* begin *

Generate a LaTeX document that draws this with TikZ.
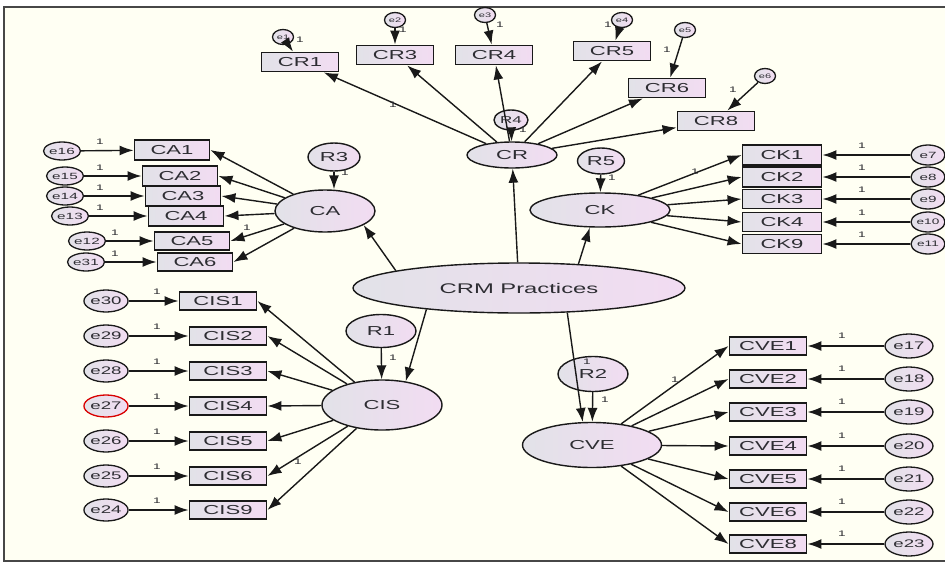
\documentclass[tikz,border=0pt]{standalone}
\usepackage{fontspec}
\setmainfont[FakeStretch=1.7]{Liberation Sans}
\usetikzlibrary{arrows.meta,shapes.geometric}
\definecolor{bg}{RGB}{255,255,243}
\definecolor{fl}{RGB}{226,226,232}
\definecolor{fr}{RGB}{242,220,242}
\definecolor{ln}{RGB}{25,25,25}
\definecolor{tx}{RGB}{45,45,50}
\tikzset{
  obs/.style={draw=ln, line width=1.9pt, left color=fl, right color=fr, minimum width=77pt, minimum height=19pt, inner sep=0pt, text=tx, font=\fontsize{13}{13}\selectfont},
  lat/.style={ellipse, draw=ln, line width=1.4pt, left color=fl, right color=fr, inner sep=0pt, text=tx, font=\fontsize{13}{13}\selectfont},
  err/.style={ellipse, draw=ln, line width=1.3pt, left color=fl, right color=fr, minimum width=44pt, minimum height=22pt, inner sep=0pt, text=tx, font=\fontsize{11}{11}\selectfont},
  errs/.style={ellipse, draw=ln, line width=1.3pt, left color=fl, right color=fr, minimum width=21pt, minimum height=15pt, inner sep=0pt, text=tx, font=\fontsize{6.5}{6.5}\selectfont},
  pth/.style={draw=ln, line width=1.4pt, -{Latex[length=14pt,width=10pt]}},
  lab/.style={font=\fontsize{8}{8}\selectfont, inner sep=0pt, text=tx}
}
\begin{document}
\begin{tikzpicture}[x=1pt,y=-1pt]
\useasboundingbox (0,0) rectangle (945,565);
\fill[white] (0,0) rectangle (945,565);
\draw[fill=bg, draw=ln!80, line width=2pt] (4,7) rectangle (952,561);

% latent variables
\node[lat, minimum width=332pt, minimum height=50pt, font=\fontsize{14}{14}\selectfont] (CRM) at (519,288) {CRM Practices};
\node[lat, minimum width=90pt, minimum height=26pt] (CR) at (512,155) {CR};
\node[lat, minimum width=100pt, minimum height=42pt] (CA) at (325,211) {CA};
\node[lat, minimum width=140pt, minimum height=34pt] (CK) at (600,210) {CK};
\node[lat, minimum width=120pt, minimum height=50pt] (CIS) at (382,405) {CIS};
\node[lat, minimum width=139pt, minimum height=45pt] (CVE) at (592,445) {CVE};

% residuals
\node[lat, minimum width=70pt, minimum height=33pt] (R1) at (381,331) {R1};
\node[lat, minimum width=70pt, minimum height=35pt] (R2) at (593,374) {R2};
\node[lat, minimum width=52pt, minimum height=28pt] (R3) at (334,157) {R3};
\node[lat, minimum width=34pt, minimum height=20pt, font=\fontsize{10}{10}\selectfont] (R4) at (511,120) {R4};
\node[lat, minimum width=47pt, minimum height=26pt] (R5) at (601,161) {R5};

% CR indicators
\node[obs] (CR1) at (300,62) {CR1};
\node[obs] (CR3) at (395,55) {CR3};
\node[obs] (CR4) at (494,55) {CR4};
\node[obs] (CR5) at (612,51) {CR5};
\node[obs] (CR6) at (667,88) {CR6};
\node[obs] (CR8) at (716,121) {CR8};
\node[errs] (e1) at (283,37) {e1};
\node[errs] (e2) at (395,20) {e2};
\node[errs] (e3) at (485,15) {e3};
\node[errs] (e4) at (622,20) {e4};
\node[errs] (e5) at (685,30) {e5};
\node[errs] (e6) at (765,76) {e6};

% CA indicators
\node[obs, minimum width=75pt, minimum height=20pt] (CA1) at (172,150) {CA1};
\node[obs, minimum width=75pt, minimum height=20pt] (CA2) at (180,176) {CA2};
\node[obs, minimum width=75pt, minimum height=20pt] (CA3) at (183,196) {CA3};
\node[obs, minimum width=75pt, minimum height=20pt] (CA4) at (186,216) {CA4};
\node[obs, minimum width=75pt, minimum height=18pt] (CA5) at (192,241) {CA5};
\node[obs, minimum width=75pt, minimum height=18pt] (CA6) at (195,262) {CA6};
\node[err, minimum width=37pt, minimum height=18pt, font=\fontsize{9}{9}\selectfont] (e16) at (62,151) {e16};
\node[err, minimum width=37pt, minimum height=18pt, font=\fontsize{9}{9}\selectfont] (e15) at (65,176) {e15};
\node[err, minimum width=37pt, minimum height=18pt, font=\fontsize{9}{9}\selectfont] (e14) at (65,196) {e14};
\node[err, minimum width=37pt, minimum height=18pt, font=\fontsize{9}{9}\selectfont] (e13) at (70,216) {e13};
\node[err, minimum width=37pt, minimum height=18pt, font=\fontsize{9}{9}\selectfont] (e12) at (87,241) {e12};
\node[err, minimum width=37pt, minimum height=18pt, font=\fontsize{9}{9}\selectfont] (e31) at (86,262) {e31};

% CK indicators
\node[obs, minimum width=79pt, minimum height=20pt] (CK1) at (782,155) {CK1};
\node[obs, minimum width=79pt, minimum height=20pt] (CK2) at (782,177) {CK2};
\node[obs, minimum width=79pt, minimum height=19pt] (CK3) at (782,199) {CK3};
\node[obs, minimum width=79pt, minimum height=19pt] (CK4) at (782,222) {CK4};
\node[obs, minimum width=79pt, minimum height=19pt] (CK9) at (782,244) {CK9};
\node[err, minimum width=34pt, minimum height=20pt, font=\fontsize{9}{9}\selectfont] (e7) at (928,155) {e7};
\node[err, minimum width=34pt, minimum height=20pt, font=\fontsize{9}{9}\selectfont] (e8) at (928,177) {e8};
\node[err, minimum width=34pt, minimum height=20pt, font=\fontsize{9}{9}\selectfont] (e9) at (928,199) {e9};
\node[err, minimum width=34pt, minimum height=20pt, font=\fontsize{8}{8}\selectfont] (e10) at (928,222) {e10};
\node[err, minimum width=34pt, minimum height=20pt, font=\fontsize{8}{8}\selectfont] (e11) at (928,244) {e11};

% CIS indicators
\node[obs, minimum height=18pt] (CIS1) at (218,301) {CIS1};
\node[obs, minimum height=18pt] (CIS2) at (228,336) {CIS2};
\node[obs, minimum height=18pt] (CIS3) at (228,371) {CIS3};
\node[obs, minimum height=18pt] (CIS4) at (228,406) {CIS4};
\node[obs, minimum height=18pt] (CIS5) at (228,441) {CIS5};
\node[obs, minimum height=18pt] (CIS6) at (228,476) {CIS6};
\node[obs, minimum height=18pt] (CIS9) at (228,510) {CIS9};
\node[err] (e30) at (106,301) {e30};
\node[err] (e29) at (106,336) {e29};
\node[err] (e28) at (106,371) {e28};
\node[err, draw=red!85!black] (e27) at (106,406) {e27};
\node[err] (e26) at (106,441) {e26};
\node[err] (e25) at (106,476) {e25};
\node[err] (e24) at (106,510) {e24};

% CVE indicators
\node[obs, minimum height=18pt] (CVE1) at (768,346) {CVE1};
\node[obs, minimum height=18pt] (CVE2) at (768,379) {CVE2};
\node[obs, minimum height=18pt] (CVE3) at (768,412) {CVE3};
\node[obs, minimum height=18pt] (CVE4) at (768,446) {CVE4};
\node[obs, minimum height=18pt] (CVE5) at (768,479) {CVE5};
\node[obs, minimum height=18pt] (CVE6) at (768,512) {CVE6};
\node[obs, minimum height=18pt] (CVE8) at (768,544) {CVE8};
\node[err, minimum width=48pt, minimum height=24pt] (e17) at (909,346) {e17};
\node[err, minimum width=48pt, minimum height=24pt] (e18) at (909,379) {e18};
\node[err, minimum width=48pt, minimum height=24pt] (e19) at (909,412) {e19};
\node[err, minimum width=48pt, minimum height=24pt] (e20) at (909,446) {e20};
\node[err, minimum width=48pt, minimum height=24pt] (e21) at (909,479) {e21};
\node[err, minimum width=48pt, minimum height=24pt] (e22) at (909,512) {e22};
\node[err, minimum width=48pt, minimum height=24pt] (e23) at (909,544) {e23};

% structural paths
\draw[pth] (CRM) -- (CR);
\draw[pth] (CRM.172) -- (CA.-20);
\draw[pth] (CRM.22) -- (CK.-120);
\draw[pth] (CRM.-167) -- (CIS.45);
\draw[pth] (CRM.-27.55) -- (CVE.112);
\draw[pth] (R1) -- (CIS);
\draw[pth] (R2) -- (CVE);
\draw[pth] (R3.south) -- (R3.south |- CA.north);
\draw[pth] (R4) -- (CR);
\draw[pth] (R5) -- (CK);

% measurement paths
\foreach \b in {CR1,CR3,CR4,CR5,CR6,CR8} \draw[pth] (CR) -- (\b);
\foreach \e/\b in {e1/CR1,e2/CR3,e3/CR4,e4/CR5,e5/CR6,e6/CR8} \draw[pth] (\e) -- (\b);
\foreach \b in {CA1,CA2,CA3,CA4,CA5,CA6} \draw[pth] (CA) -- (\b.east);
\foreach \e/\b in {e16/CA1,e15/CA2,e14/CA3,e13/CA4,e12/CA5,e31/CA6} \draw[pth] (\e) -- (\b);
\foreach \b in {CK1,CK2,CK3,CK4,CK9} \draw[pth] (CK) -- (\b.west);
\foreach \e/\b in {e7/CK1,e8/CK2,e9/CK3,e10/CK4,e11/CK9} \draw[pth] (\e) -- (\b);
\foreach \b in {CIS1,CIS2,CIS3,CIS4,CIS5,CIS6,CIS9} \draw[pth] (CIS) -- (\b.east);
\foreach \e/\b in {e30/CIS1,e29/CIS2,e28/CIS3,e27/CIS4,e26/CIS5,e25/CIS6,e24/CIS9} \draw[pth] (\e) -- (\b);
\foreach \b in {CVE1,CVE2,CVE3,CVE4,CVE5,CVE6,CVE8} \draw[pth] (CVE) -- (\b.west);
\foreach \e/\b in {e17/CVE1,e18/CVE2,e19/CVE3,e20/CVE4,e21/CVE5,e22/CVE6,e23/CVE8} \draw[pth] (\e) -- (\b);

% labels "1"
\foreach \p in {(393,105),(247,228),(695,172),(298,462),(675,380),(345,173),(612,178),(393,358),(605,400),(587,362),(523,130),
  (300,40),(403,30),(500,25),(608,25),(667,50),(733,90)}
  \node[lab] at \p {1};
\foreach \y in {142,168,188,208} \node[lab] at (100,\y) {1};
\foreach \y in {233,254} \node[lab] at (115,\y) {1};
\foreach \y in {146,168,190,213,235} \node[lab] at (862,\y) {1};
\foreach \y in {292,327,362,397,432,467,501} \node[lab] at (157,\y) {1};
\foreach \y in {336,369,402,436,469,502,534} \node[lab] at (842,\y) {1};
\end{tikzpicture}
\end{document}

* end *

- YOUR TASK: Write out an exact copy of the listing, first line through the line containing "(4,7) rectangle (952,561);", with the pictures left out.

- RESULT FOR THIS TASK:
Generate a LaTeX document that draws this with TikZ.
\documentclass[tikz,border=0pt]{standalone}
\usepackage{fontspec}
\setmainfont[FakeStretch=1.7]{Liberation Sans}
\usetikzlibrary{arrows.meta,shapes.geometric}
\definecolor{bg}{RGB}{255,255,243}
\definecolor{fl}{RGB}{226,226,232}
\definecolor{fr}{RGB}{242,220,242}
\definecolor{ln}{RGB}{25,25,25}
\definecolor{tx}{RGB}{45,45,50}
\tikzset{
  obs/.style={draw=ln, line width=1.9pt, left color=fl, right color=fr, minimum width=77pt, minimum height=19pt, inner sep=0pt, text=tx, font=\fontsize{13}{13}\selectfont},
  lat/.style={ellipse, draw=ln, line width=1.4pt, left color=fl, right color=fr, inner sep=0pt, text=tx, font=\fontsize{13}{13}\selectfont},
  err/.style={ellipse, draw=ln, line width=1.3pt, left color=fl, right color=fr, minimum width=44pt, minimum height=22pt, inner sep=0pt, text=tx, font=\fontsize{11}{11}\selectfont},
  errs/.style={ellipse, draw=ln, line width=1.3pt, left color=fl, right color=fr, minimum width=21pt, minimum height=15pt, inner sep=0pt, text=tx, font=\fontsize{6.5}{6.5}\selectfont},
  pth/.style={draw=ln, line width=1.4pt, -{Latex[length=14pt,width=10pt]}},
  lab/.style={font=\fontsize{8}{8}\selectfont, inner sep=0pt, text=tx}
}
\begin{document}
\begin{tikzpicture}[x=1pt,y=-1pt]
\useasboundingbox (0,0) rectangle (945,565);
\fill[white] (0,0) rectangle (945,565);
\draw[fill=bg, draw=ln!80, line width=2pt] (4,7) rectangle (952,561);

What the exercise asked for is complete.